» GIVEN PROBLEM: Leave out any picture and return the remaining listing below exactly as given.

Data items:
------------------------------
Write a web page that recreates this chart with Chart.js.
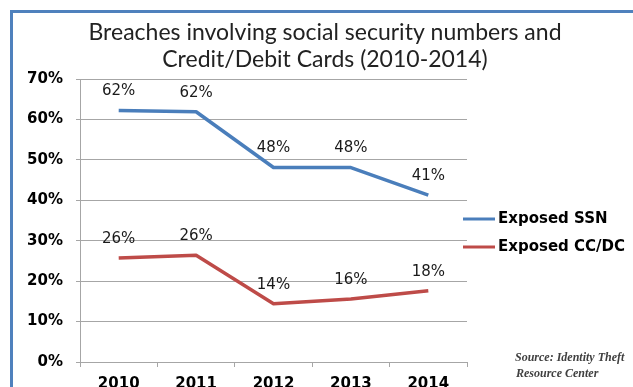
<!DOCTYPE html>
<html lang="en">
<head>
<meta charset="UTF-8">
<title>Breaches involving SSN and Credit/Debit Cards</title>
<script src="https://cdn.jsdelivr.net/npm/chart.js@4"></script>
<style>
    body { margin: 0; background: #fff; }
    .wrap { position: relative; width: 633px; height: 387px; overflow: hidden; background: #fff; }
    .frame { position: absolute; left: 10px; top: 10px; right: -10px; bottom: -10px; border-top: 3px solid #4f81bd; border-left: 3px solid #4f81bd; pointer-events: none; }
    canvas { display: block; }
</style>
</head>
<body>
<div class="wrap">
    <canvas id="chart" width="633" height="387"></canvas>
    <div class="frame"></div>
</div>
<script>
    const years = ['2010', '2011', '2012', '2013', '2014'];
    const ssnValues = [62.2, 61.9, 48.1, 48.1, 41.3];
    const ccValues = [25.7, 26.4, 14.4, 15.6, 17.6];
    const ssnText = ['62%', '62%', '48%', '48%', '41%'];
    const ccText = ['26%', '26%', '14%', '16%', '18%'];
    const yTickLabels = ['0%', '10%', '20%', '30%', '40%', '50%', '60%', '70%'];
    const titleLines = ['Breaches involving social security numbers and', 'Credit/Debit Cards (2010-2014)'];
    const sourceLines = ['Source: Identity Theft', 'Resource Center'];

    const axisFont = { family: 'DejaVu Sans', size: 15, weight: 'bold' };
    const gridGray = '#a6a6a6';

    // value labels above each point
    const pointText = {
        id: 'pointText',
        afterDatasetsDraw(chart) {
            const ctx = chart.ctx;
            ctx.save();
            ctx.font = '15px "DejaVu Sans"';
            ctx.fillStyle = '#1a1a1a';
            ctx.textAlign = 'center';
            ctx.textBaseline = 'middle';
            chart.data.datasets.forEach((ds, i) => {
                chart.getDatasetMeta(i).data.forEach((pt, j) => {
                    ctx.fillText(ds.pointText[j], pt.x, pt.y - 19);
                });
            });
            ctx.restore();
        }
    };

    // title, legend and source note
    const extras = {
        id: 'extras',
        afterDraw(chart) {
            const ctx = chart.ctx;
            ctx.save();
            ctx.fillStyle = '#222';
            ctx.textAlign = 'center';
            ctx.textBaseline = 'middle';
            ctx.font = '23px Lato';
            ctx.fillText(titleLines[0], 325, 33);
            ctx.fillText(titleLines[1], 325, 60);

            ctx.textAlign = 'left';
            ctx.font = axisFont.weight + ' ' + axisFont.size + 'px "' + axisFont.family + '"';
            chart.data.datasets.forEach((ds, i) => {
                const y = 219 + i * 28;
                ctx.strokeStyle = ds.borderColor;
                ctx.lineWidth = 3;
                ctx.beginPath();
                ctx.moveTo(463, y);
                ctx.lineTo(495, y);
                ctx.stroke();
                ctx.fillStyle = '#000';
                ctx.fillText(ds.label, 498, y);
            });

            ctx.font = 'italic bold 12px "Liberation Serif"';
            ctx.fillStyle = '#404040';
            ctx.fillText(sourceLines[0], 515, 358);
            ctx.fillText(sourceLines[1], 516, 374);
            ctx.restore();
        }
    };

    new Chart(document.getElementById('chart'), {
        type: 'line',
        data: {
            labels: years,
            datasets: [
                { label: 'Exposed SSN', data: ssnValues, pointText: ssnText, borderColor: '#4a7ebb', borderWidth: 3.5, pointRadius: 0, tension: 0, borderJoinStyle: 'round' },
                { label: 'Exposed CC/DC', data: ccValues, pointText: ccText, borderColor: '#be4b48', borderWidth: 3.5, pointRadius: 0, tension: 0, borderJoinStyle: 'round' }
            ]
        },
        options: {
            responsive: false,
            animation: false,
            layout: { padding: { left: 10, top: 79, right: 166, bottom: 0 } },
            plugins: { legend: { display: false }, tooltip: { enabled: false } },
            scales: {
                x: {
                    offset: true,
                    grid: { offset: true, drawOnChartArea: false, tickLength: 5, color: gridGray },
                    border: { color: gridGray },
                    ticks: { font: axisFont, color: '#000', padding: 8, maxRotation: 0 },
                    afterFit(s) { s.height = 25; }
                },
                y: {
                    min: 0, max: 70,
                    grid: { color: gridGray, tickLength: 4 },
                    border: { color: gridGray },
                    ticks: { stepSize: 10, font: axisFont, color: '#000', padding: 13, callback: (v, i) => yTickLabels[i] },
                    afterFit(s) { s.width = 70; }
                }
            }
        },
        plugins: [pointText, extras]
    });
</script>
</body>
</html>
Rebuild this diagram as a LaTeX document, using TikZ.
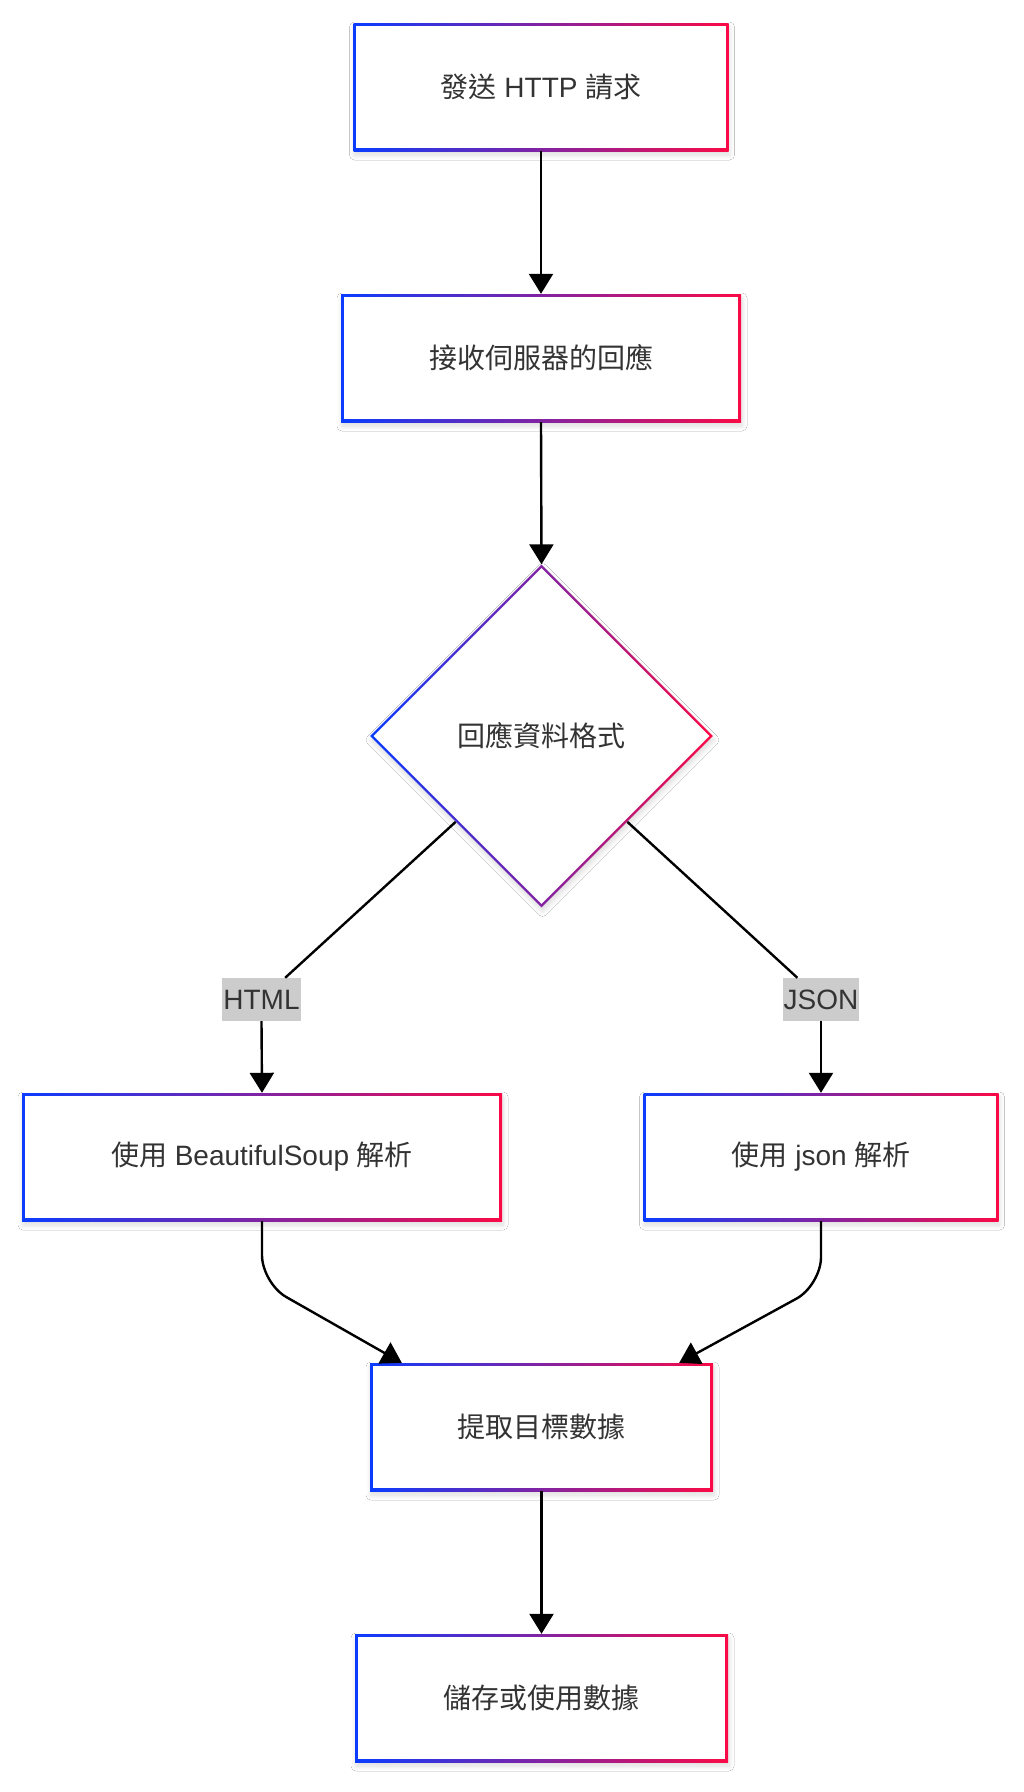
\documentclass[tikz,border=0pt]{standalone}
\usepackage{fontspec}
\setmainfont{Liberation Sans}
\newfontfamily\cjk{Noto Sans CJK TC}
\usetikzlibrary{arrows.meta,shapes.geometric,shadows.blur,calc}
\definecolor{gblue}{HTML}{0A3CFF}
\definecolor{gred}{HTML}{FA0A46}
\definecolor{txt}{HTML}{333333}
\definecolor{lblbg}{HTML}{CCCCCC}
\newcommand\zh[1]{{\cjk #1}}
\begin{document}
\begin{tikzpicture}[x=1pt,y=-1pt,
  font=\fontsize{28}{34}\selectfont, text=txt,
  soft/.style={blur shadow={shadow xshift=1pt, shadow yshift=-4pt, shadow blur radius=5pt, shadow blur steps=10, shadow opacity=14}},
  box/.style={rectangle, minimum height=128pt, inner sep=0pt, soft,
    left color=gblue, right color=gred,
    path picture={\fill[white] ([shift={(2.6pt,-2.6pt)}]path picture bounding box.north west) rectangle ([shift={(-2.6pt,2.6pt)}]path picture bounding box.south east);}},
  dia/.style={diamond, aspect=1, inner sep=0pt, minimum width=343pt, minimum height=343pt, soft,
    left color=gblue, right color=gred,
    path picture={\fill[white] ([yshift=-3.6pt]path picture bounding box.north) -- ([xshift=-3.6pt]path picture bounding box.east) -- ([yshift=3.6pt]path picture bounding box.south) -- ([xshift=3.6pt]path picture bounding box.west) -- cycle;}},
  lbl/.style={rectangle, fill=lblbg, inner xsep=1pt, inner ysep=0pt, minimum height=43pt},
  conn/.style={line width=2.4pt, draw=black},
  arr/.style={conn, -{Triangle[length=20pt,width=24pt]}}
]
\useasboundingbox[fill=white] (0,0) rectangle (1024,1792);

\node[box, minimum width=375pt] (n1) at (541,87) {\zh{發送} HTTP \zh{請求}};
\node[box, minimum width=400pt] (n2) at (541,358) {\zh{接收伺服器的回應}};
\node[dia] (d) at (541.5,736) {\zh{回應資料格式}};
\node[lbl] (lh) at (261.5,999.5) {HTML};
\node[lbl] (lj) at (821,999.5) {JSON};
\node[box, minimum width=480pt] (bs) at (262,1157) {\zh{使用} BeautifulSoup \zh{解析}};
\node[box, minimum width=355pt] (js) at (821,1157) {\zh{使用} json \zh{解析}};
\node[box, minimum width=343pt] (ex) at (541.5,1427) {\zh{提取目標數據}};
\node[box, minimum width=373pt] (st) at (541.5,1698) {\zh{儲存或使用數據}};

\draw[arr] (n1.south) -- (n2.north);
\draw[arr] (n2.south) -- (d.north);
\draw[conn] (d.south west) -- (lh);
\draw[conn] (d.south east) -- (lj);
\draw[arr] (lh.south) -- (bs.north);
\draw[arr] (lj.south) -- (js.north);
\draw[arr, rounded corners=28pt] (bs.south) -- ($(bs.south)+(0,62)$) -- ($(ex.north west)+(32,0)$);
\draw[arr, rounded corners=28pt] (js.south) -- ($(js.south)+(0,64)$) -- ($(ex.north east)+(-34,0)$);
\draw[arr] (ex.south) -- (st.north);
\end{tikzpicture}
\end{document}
------------------------------
» ANSWER TO THIS TASK:
Write a web page that recreates this chart with Chart.js.
<!DOCTYPE html>
<html lang="en">
<head>
<meta charset="UTF-8">
<title>Breaches involving SSN and Credit/Debit Cards</title>
<script src="https://cdn.jsdelivr.net/npm/chart.js@4"></script>
<style>
    body { margin: 0; background: #fff; }
    .wrap { position: relative; width: 633px; height: 387px; overflow: hidden; background: #fff; }
    .frame { position: absolute; left: 10px; top: 10px; right: -10px; bottom: -10px; border-top: 3px solid #4f81bd; border-left: 3px solid #4f81bd; pointer-events: none; }
    canvas { display: block; }
</style>
</head>
<body>
<div class="wrap">
    <canvas id="chart" width="633" height="387"></canvas>
    <div class="frame"></div>
</div>
<script>
    const years = ['2010', '2011', '2012', '2013', '2014'];
    const ssnValues = [62.2, 61.9, 48.1, 48.1, 41.3];
    const ccValues = [25.7, 26.4, 14.4, 15.6, 17.6];
    const ssnText = ['62%', '62%', '48%', '48%', '41%'];
    const ccText = ['26%', '26%', '14%', '16%', '18%'];
    const yTickLabels = ['0%', '10%', '20%', '30%', '40%', '50%', '60%', '70%'];
    const titleLines = ['Breaches involving social security numbers and', 'Credit/Debit Cards (2010-2014)'];
    const sourceLines = ['Source: Identity Theft', 'Resource Center'];

    const axisFont = { family: 'DejaVu Sans', size: 15, weight: 'bold' };
    const gridGray = '#a6a6a6';

    // value labels above each point
    const pointText = {
        id: 'pointText',
        afterDatasetsDraw(chart) {
            const ctx = chart.ctx;
            ctx.save();
            ctx.font = '15px "DejaVu Sans"';
            ctx.fillStyle = '#1a1a1a';
            ctx.textAlign = 'center';
            ctx.textBaseline = 'middle';
            chart.data.datasets.forEach((ds, i) => {
                chart.getDatasetMeta(i).data.forEach((pt, j) => {
                    ctx.fillText(ds.pointText[j], pt.x, pt.y - 19);
                });
            });
            ctx.restore();
        }
    };

    // title, legend and source note
    const extras = {
        id: 'extras',
        afterDraw(chart) {
            const ctx = chart.ctx;
            ctx.save();
            ctx.fillStyle = '#222';
            ctx.textAlign = 'center';
            ctx.textBaseline = 'middle';
            ctx.font = '23px Lato';
            ctx.fillText(titleLines[0], 325, 33);
            ctx.fillText(titleLines[1], 325, 60);

            ctx.textAlign = 'left';
            ctx.font = axisFont.weight + ' ' + axisFont.size + 'px "' + axisFont.family + '"';
            chart.data.datasets.forEach((ds, i) => {
                const y = 219 + i * 28;
                ctx.strokeStyle = ds.borderColor;
                ctx.lineWidth = 3;
                ctx.beginPath();
                ctx.moveTo(463, y);
                ctx.lineTo(495, y);
                ctx.stroke();
                ctx.fillStyle = '#000';
                ctx.fillText(ds.label, 498, y);
            });

            ctx.font = 'italic bold 12px "Liberation Serif"';
            ctx.fillStyle = '#404040';
            ctx.fillText(sourceLines[0], 515, 358);
            ctx.fillText(sourceLines[1], 516, 374);
            ctx.restore();
        }
    };

    new Chart(document.getElementById('chart'), {
        type: 'line',
        data: {
            labels: years,
            datasets: [
                { label: 'Exposed SSN', data: ssnValues, pointText: ssnText, borderColor: '#4a7ebb', borderWidth: 3.5, pointRadius: 0, tension: 0, borderJoinStyle: 'round' },
                { label: 'Exposed CC/DC', data: ccValues, pointText: ccText, borderColor: '#be4b48', borderWidth: 3.5, pointRadius: 0, tension: 0, borderJoinStyle: 'round' }
            ]
        },
        options: {
            responsive: false,
            animation: false,
            layout: { padding: { left: 10, top: 79, right: 166, bottom: 0 } },
            plugins: { legend: { display: false }, tooltip: { enabled: false } },
            scales: {
                x: {
                    offset: true,
                    grid: { offset: true, drawOnChartArea: false, tickLength: 5, color: gridGray },
                    border: { color: gridGray },
                    ticks: { font: axisFont, color: '#000', padding: 8, maxRotation: 0 },
                    afterFit(s) { s.height = 25; }
                },
                y: {
                    min: 0, max: 70,
                    grid: { color: gridGray, tickLength: 4 },
                    border: { color: gridGray },
                    ticks: { stepSize: 10, font: axisFont, color: '#000', padding: 13, callback: (v, i) => yTickLabels[i] },
                    afterFit(s) { s.width = 70; }
                }
            }
        },
        plugins: [pointText, extras]
    });
</script>
</body>
</html>
Rebuild this diagram as a LaTeX document, using TikZ.
\documentclass[tikz,border=0pt]{standalone}
\usepackage{fontspec}
\setmainfont{Liberation Sans}
\newfontfamily\cjk{Noto Sans CJK TC}
\usetikzlibrary{arrows.meta,shapes.geometric,shadows.blur,calc}
\definecolor{gblue}{HTML}{0A3CFF}
\definecolor{gred}{HTML}{FA0A46}
\definecolor{txt}{HTML}{333333}
\definecolor{lblbg}{HTML}{CCCCCC}
\newcommand\zh[1]{{\cjk #1}}
\begin{document}
\begin{tikzpicture}[x=1pt,y=-1pt,
  font=\fontsize{28}{34}\selectfont, text=txt,
  soft/.style={blur shadow={shadow xshift=1pt, shadow yshift=-4pt, shadow blur radius=5pt, shadow blur steps=10, shadow opacity=14}},
  box/.style={rectangle, minimum height=128pt, inner sep=0pt, soft,
    left color=gblue, right color=gred,
    path picture={\fill[white] ([shift={(2.6pt,-2.6pt)}]path picture bounding box.north west) rectangle ([shift={(-2.6pt,2.6pt)}]path picture bounding box.south east);}},
  dia/.style={diamond, aspect=1, inner sep=0pt, minimum width=343pt, minimum height=343pt, soft,
    left color=gblue, right color=gred,
    path picture={\fill[white] ([yshift=-3.6pt]path picture bounding box.north) -- ([xshift=-3.6pt]path picture bounding box.east) -- ([yshift=3.6pt]path picture bounding box.south) -- ([xshift=3.6pt]path picture bounding box.west) -- cycle;}},
  lbl/.style={rectangle, fill=lblbg, inner xsep=1pt, inner ysep=0pt, minimum height=43pt},
  conn/.style={line width=2.4pt, draw=black},
  arr/.style={conn, -{Triangle[length=20pt,width=24pt]}}
]
\useasboundingbox[fill=white] (0,0) rectangle (1024,1792);

\node[box, minimum width=375pt] (n1) at (541,87) {\zh{發送} HTTP \zh{請求}};
\node[box, minimum width=400pt] (n2) at (541,358) {\zh{接收伺服器的回應}};
\node[dia] (d) at (541.5,736) {\zh{回應資料格式}};
\node[lbl] (lh) at (261.5,999.5) {HTML};
\node[lbl] (lj) at (821,999.5) {JSON};
\node[box, minimum width=480pt] (bs) at (262,1157) {\zh{使用} BeautifulSoup \zh{解析}};
\node[box, minimum width=355pt] (js) at (821,1157) {\zh{使用} json \zh{解析}};
\node[box, minimum width=343pt] (ex) at (541.5,1427) {\zh{提取目標數據}};
\node[box, minimum width=373pt] (st) at (541.5,1698) {\zh{儲存或使用數據}};

\draw[arr] (n1.south) -- (n2.north);
\draw[arr] (n2.south) -- (d.north);
\draw[conn] (d.south west) -- (lh);
\draw[conn] (d.south east) -- (lj);
\draw[arr] (lh.south) -- (bs.north);
\draw[arr] (lj.south) -- (js.north);
\draw[arr, rounded corners=28pt] (bs.south) -- ($(bs.south)+(0,62)$) -- ($(ex.north west)+(32,0)$);
\draw[arr, rounded corners=28pt] (js.south) -- ($(js.south)+(0,64)$) -- ($(ex.north east)+(-34,0)$);
\draw[arr] (ex.south) -- (st.north);
\end{tikzpicture}
\end{document}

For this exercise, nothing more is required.